In this, as in everything else, she was one hundred per cent correct. It looks like I may have a new favourite restaurant.

Kungfu Kitchen – 8.4
80 Christchurch Road, RG2 7AZ
07587 577966

https://kungfureading.co.uk

6 thoughts on “Kungfu Kitchen

  1. Thanks for the introduction – it’s reminded me of a crucial email I need to send, and I’m going to do it RIGHT NOW then come back and read the rest of the review.

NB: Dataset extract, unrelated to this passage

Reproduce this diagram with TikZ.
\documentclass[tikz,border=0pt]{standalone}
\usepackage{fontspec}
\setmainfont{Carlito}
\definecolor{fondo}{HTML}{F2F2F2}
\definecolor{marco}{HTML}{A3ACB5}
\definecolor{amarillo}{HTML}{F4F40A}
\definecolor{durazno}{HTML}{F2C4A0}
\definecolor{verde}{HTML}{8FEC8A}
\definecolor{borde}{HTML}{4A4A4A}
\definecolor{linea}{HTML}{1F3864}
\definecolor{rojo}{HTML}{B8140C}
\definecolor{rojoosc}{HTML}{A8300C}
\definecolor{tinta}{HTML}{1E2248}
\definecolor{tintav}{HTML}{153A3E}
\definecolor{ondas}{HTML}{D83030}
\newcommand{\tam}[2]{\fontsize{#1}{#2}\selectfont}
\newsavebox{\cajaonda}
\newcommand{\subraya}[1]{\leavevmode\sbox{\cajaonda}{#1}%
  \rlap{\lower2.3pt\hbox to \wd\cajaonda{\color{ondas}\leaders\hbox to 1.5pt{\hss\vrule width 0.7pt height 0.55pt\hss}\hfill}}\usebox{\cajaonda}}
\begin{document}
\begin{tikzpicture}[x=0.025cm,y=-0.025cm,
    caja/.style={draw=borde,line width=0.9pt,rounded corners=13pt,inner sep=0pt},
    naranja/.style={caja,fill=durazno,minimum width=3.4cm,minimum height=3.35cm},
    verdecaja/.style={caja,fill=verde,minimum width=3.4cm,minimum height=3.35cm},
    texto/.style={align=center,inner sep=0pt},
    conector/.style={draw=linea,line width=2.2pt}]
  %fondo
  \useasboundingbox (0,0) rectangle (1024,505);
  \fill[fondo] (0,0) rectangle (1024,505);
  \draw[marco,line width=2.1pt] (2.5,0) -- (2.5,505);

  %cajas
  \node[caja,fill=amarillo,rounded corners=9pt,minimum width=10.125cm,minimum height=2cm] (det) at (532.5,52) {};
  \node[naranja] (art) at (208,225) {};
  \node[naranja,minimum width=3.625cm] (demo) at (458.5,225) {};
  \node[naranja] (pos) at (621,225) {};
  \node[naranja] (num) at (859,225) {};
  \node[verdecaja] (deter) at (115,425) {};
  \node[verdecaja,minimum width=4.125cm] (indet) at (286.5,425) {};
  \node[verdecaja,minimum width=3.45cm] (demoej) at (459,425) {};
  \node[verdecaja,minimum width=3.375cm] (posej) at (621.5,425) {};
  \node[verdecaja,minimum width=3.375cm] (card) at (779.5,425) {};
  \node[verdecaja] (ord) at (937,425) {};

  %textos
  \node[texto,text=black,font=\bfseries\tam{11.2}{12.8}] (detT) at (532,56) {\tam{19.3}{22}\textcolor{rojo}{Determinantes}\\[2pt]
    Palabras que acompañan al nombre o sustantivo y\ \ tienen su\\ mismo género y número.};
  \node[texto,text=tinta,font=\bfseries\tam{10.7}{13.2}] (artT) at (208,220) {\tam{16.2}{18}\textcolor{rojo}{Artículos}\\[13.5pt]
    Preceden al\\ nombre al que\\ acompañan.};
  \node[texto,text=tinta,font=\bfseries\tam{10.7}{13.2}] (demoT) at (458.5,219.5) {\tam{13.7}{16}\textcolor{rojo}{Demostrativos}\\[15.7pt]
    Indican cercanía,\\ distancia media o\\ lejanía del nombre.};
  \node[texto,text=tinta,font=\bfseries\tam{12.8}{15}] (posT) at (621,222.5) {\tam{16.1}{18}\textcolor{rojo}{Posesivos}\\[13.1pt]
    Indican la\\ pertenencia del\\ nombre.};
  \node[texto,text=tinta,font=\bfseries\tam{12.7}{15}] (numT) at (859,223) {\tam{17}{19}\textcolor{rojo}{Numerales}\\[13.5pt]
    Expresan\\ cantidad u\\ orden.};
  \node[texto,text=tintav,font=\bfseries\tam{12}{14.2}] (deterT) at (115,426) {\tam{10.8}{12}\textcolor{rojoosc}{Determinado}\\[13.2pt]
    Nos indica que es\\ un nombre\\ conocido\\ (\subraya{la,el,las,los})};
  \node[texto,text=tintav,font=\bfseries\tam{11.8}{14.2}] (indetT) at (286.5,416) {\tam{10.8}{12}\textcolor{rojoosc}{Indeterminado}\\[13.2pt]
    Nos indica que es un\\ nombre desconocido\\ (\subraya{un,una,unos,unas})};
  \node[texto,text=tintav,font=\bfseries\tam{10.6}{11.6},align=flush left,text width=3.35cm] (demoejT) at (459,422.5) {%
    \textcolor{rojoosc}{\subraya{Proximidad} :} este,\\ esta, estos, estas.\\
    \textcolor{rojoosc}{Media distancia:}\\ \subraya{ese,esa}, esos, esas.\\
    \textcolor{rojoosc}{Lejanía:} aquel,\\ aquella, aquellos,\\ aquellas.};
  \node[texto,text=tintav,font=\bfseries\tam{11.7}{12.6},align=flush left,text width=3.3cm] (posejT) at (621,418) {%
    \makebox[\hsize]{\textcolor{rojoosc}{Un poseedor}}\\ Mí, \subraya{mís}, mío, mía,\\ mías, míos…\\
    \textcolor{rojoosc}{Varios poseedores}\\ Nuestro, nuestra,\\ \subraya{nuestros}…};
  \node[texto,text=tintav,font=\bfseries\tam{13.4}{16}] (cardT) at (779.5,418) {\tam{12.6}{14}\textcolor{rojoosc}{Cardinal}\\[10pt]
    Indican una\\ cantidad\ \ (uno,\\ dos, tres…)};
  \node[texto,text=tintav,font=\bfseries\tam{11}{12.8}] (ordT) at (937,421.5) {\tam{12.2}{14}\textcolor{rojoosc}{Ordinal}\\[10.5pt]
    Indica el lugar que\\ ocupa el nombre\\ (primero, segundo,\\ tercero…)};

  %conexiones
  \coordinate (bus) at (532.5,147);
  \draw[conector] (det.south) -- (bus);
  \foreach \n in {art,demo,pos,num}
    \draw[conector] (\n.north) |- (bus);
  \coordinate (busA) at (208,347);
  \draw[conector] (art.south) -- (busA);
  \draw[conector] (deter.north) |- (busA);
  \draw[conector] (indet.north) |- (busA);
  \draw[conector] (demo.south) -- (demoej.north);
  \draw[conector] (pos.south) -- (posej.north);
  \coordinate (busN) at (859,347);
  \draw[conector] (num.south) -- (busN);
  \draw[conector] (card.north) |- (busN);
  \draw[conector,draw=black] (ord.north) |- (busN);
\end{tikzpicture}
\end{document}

  2. I keep on, keep on telling myself that I probably actually do like Chinese food, but just haven’t had the good stuff yet. So much of it seems amazing in concept on a menu, and looks and smells amazing on the plate, but every time I’ve been let down by actually eating it. Every time I try a new Chinese restaurant or takeaway, I psych myself up, put aside my former misgivings, and am excited right up until the moment I tuck into my main (I generally love the starters). I still, somehow, believe there’s a pretty good chance I just haven’t had the good stuff yet. The problems I have every time are that nearly all the sauces are indistinguishable sweet gloop, and all the meat and veg indistinguishable limp chew. This doesn’t sound like what a cuisine would be like; this sounds like what bad food is like. So, I continue to believe that I may well have just been incredibly unlucky thus far. This review has made me incredibly hungry (good job it’s nearly lunchtime), and has also notched my desire to head back into the breach up a level. I will be going to Kungfu Kitchen, and I really think it might be the one that brings me round.

  3. Janet Precious

    My son and his Chinese wife who live in USA, came with me to Kung Fu last November having heard from my friends it was the most authentic Chinese restaurant out of China. They were not disappointed, and ordered loads so we could take left overs back to my house so they could have it for their lunches for next few days. My daughter in law was delighted with the restaurant and vowed to go t9 it every time they visit. Reading.